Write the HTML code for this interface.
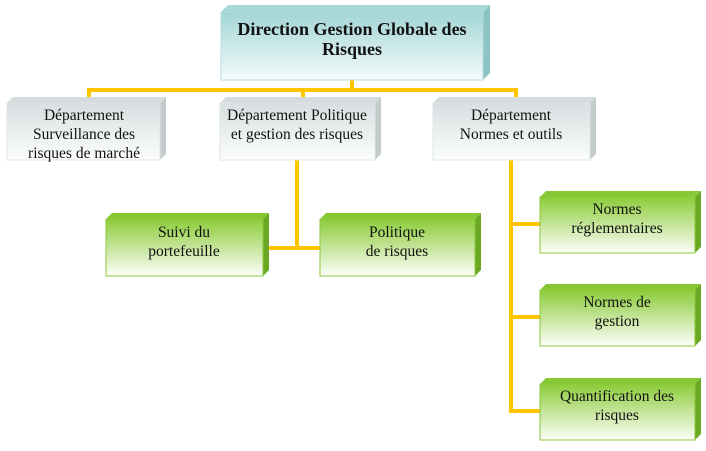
<!DOCTYPE html>
<html><head><meta charset="utf-8"><style>
html,body{margin:0;padding:0;background:#fff;width:706px;height:451px;overflow:hidden}
text{font-family:"Liberation Serif",serif;fill:#111;text-anchor:middle}
</style></head><body>
<svg width="706" height="451" viewBox="0 0 706 451" xmlns="http://www.w3.org/2000/svg">
<defs>
<linearGradient id="gt" x1="0" y1="0" x2="0" y2="1"><stop offset="0" stop-color="#a3d5d5"/><stop offset="1" stop-color="#f6fbfb"/></linearGradient>
<linearGradient id="gg" x1="0" y1="0" x2="0" y2="1"><stop offset="0" stop-color="#d8dfe0"/><stop offset="1" stop-color="#fcfdfd"/></linearGradient>
<linearGradient id="gn" x1="0" y1="0" x2="0" y2="1"><stop offset="0" stop-color="#8ccc3a"/><stop offset="1" stop-color="#fdfefa"/></linearGradient>
</defs>
<g stroke="#ffc600" stroke-width="4" fill="none">
<path d="M352 80 V90 M89 90 H518 M89 88 V100 M303 88 V100 M516 88 V100"/>
<path d="M297 160 V248 M263 248 H320"/>
<path d="M511 160 V411 M509 224 H540 M509 317 H540 M509 411 H540"/>
</g>
<g>
<polygon points="221,12 228,5 490,5 483,12" fill="#a9d8d8"/>
<polygon points="483,12 490,5 490,73 483,80" fill="#8cc4c4"/>
<rect x="221" y="12" width="262" height="68" fill="url(#gt)" stroke="#b5dcdc"/>
<text x="352" y="35" font-size="18" font-weight="bold">Direction Gestion Globale des</text>
<text x="352" y="55" font-size="18" font-weight="bold">Risques</text>
</g>
<g font-size="15.5">
<polygon points="7,103 13,97 166,97 160,103" fill="#d5dcdd"/>
<polygon points="160,103 166,97 166,154 160,160" fill="#c3cbcc"/>
<rect x="7" y="103" width="153" height="57" fill="url(#gg)" stroke="#dfe5e5"/>
<text x="84" y="120">Département</text>
<text x="84" y="139">Surveillance des</text>
<text x="84" y="158">risques de marché</text>
<polygon points="220,103 226,97 381,97 375,103" fill="#d5dcdd"/>
<polygon points="375,103 381,97 381,154 375,160" fill="#c3cbcc"/>
<rect x="220" y="103" width="155" height="57" fill="url(#gg)" stroke="#dfe5e5"/>
<text x="297" y="120">Département Politique</text>
<text x="297" y="139">et gestion des risques</text>
<polygon points="433,103 439,97 596,97 590,103" fill="#d5dcdd"/>
<polygon points="590,103 596,97 596,154 590,160" fill="#c3cbcc"/>
<rect x="433" y="103" width="157" height="57" fill="url(#gg)" stroke="#dfe5e5"/>
<text x="511" y="120">Département</text>
<text x="511" y="139">Normes et outils</text>
</g>
<g font-size="15.5">
<polygon points="106,219 112,213 269,213 263,219" fill="#86c834"/>
<polygon points="263,219 269,213 269,270 263,276" fill="#6aa824"/>
<rect x="106" y="219" width="157" height="57" fill="url(#gn)" stroke="#8cc83c"/>
<text x="184" y="237">Suivi du</text>
<text x="184" y="256">portefeuille</text>
<polygon points="320,219 326,213 481,213 475,219" fill="#86c834"/>
<polygon points="475,219 481,213 481,270 475,276" fill="#6aa824"/>
<rect x="320" y="219" width="155" height="57" fill="url(#gn)" stroke="#8cc83c"/>
<text x="397" y="237">Politique</text>
<text x="397" y="256">de risques</text>

<polygon points="540,197 546,191 701,191 695,197" fill="#86c834"/>
<polygon points="695,197 701,191 701,247 695,253" fill="#6aa824"/>
<rect x="540" y="197" width="155" height="56" fill="url(#gn)" stroke="#8cc83c"/>
<text x="617" y="214">Normes</text>
<text x="617" y="233">réglementaires</text>
<polygon points="540,290 546,284 701,284 695,290" fill="#86c834"/>
<polygon points="695,290 701,284 701,340 695,346" fill="#6aa824"/>
<rect x="540" y="290" width="155" height="56" fill="url(#gn)" stroke="#8cc83c"/>
<text x="617" y="307">Normes de</text>
<text x="617" y="326">gestion</text>
<polygon points="540,384 546,378 701,378 695,384" fill="#86c834"/>
<polygon points="695,384 701,378 701,434 695,440" fill="#6aa824"/>
<rect x="540" y="384" width="155" height="56" fill="url(#gn)" stroke="#8cc83c"/>
<text x="617" y="401">Quantification des</text>
<text x="617" y="420">risques</text>
</g>
</svg>
</body></html>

----------------

*Set problem*: The pictures should not be reproduced; quote all of the other material exactly.

*Answer*:
Write the HTML code for this interface.
<!DOCTYPE html>
<html><head><meta charset="utf-8"><style>
html,body{margin:0;padding:0;background:#fff;width:706px;height:451px;overflow:hidden}
text{font-family:"Liberation Serif",serif;fill:#111;text-anchor:middle}
</style></head><body>
<svg width="706" height="451" viewBox="0 0 706 451" xmlns="http://www.w3.org/2000/svg">
<defs>
<linearGradient id="gt" x1="0" y1="0" x2="0" y2="1"><stop offset="0" stop-color="#a3d5d5"/><stop offset="1" stop-color="#f6fbfb"/></linearGradient>
<linearGradient id="gg" x1="0" y1="0" x2="0" y2="1"><stop offset="0" stop-color="#d8dfe0"/><stop offset="1" stop-color="#fcfdfd"/></linearGradient>
<linearGradient id="gn" x1="0" y1="0" x2="0" y2="1"><stop offset="0" stop-color="#8ccc3a"/><stop offset="1" stop-color="#fdfefa"/></linearGradient>
</defs>
<g stroke="#ffc600" stroke-width="4" fill="none">
<path d="M352 80 V90 M89 90 H518 M89 88 V100 M303 88 V100 M516 88 V100"/>
<path d="M297 160 V248 M263 248 H320"/>
<path d="M511 160 V411 M509 224 H540 M509 317 H540 M509 411 H540"/>
</g>
<g>
<polygon points="221,12 228,5 490,5 483,12" fill="#a9d8d8"/>
<polygon points="483,12 490,5 490,73 483,80" fill="#8cc4c4"/>
<rect x="221" y="12" width="262" height="68" fill="url(#gt)" stroke="#b5dcdc"/>
<text x="352" y="35" font-size="18" font-weight="bold">Direction Gestion Globale des</text>
<text x="352" y="55" font-size="18" font-weight="bold">Risques</text>
</g>
<g font-size="15.5">
<polygon points="7,103 13,97 166,97 160,103" fill="#d5dcdd"/>
<polygon points="160,103 166,97 166,154 160,160" fill="#c3cbcc"/>
<rect x="7" y="103" width="153" height="57" fill="url(#gg)" stroke="#dfe5e5"/>
<text x="84" y="120">Département</text>
<text x="84" y="139">Surveillance des</text>
<text x="84" y="158">risques de marché</text>
<polygon points="220,103 226,97 381,97 375,103" fill="#d5dcdd"/>
<polygon points="375,103 381,97 381,154 375,160" fill="#c3cbcc"/>
<rect x="220" y="103" width="155" height="57" fill="url(#gg)" stroke="#dfe5e5"/>
<text x="297" y="120">Département Politique</text>
<text x="297" y="139">et gestion des risques</text>
<polygon points="433,103 439,97 596,97 590,103" fill="#d5dcdd"/>
<polygon points="590,103 596,97 596,154 590,160" fill="#c3cbcc"/>
<rect x="433" y="103" width="157" height="57" fill="url(#gg)" stroke="#dfe5e5"/>
<text x="511" y="120">Département</text>
<text x="511" y="139">Normes et outils</text>
</g>
<g font-size="15.5">
<polygon points="106,219 112,213 269,213 263,219" fill="#86c834"/>
<polygon points="263,219 269,213 269,270 263,276" fill="#6aa824"/>
<rect x="106" y="219" width="157" height="57" fill="url(#gn)" stroke="#8cc83c"/>
<text x="184" y="237">Suivi du</text>
<text x="184" y="256">portefeuille</text>
<polygon points="320,219 326,213 481,213 475,219" fill="#86c834"/>
<polygon points="475,219 481,213 481,270 475,276" fill="#6aa824"/>
<rect x="320" y="219" width="155" height="57" fill="url(#gn)" stroke="#8cc83c"/>
<text x="397" y="237">Politique</text>
<text x="397" y="256">de risques</text>

<polygon points="540,197 546,191 701,191 695,197" fill="#86c834"/>
<polygon points="695,197 701,191 701,247 695,253" fill="#6aa824"/>
<rect x="540" y="197" width="155" height="56" fill="url(#gn)" stroke="#8cc83c"/>
<text x="617" y="214">Normes</text>
<text x="617" y="233">réglementaires</text>
<polygon points="540,290 546,284 701,284 695,290" fill="#86c834"/>
<polygon points="695,290 701,284 701,340 695,346" fill="#6aa824"/>
<rect x="540" y="290" width="155" height="56" fill="url(#gn)" stroke="#8cc83c"/>
<text x="617" y="307">Normes de</text>
<text x="617" y="326">gestion</text>
<polygon points="540,384 546,378 701,378 695,384" fill="#86c834"/>
<polygon points="695,384 701,378 701,434 695,440" fill="#6aa824"/>
<rect x="540" y="384" width="155" height="56" fill="url(#gn)" stroke="#8cc83c"/>
<text x="617" y="401">Quantification des</text>
<text x="617" y="420">risques</text>
</g>
</svg>
</body></html>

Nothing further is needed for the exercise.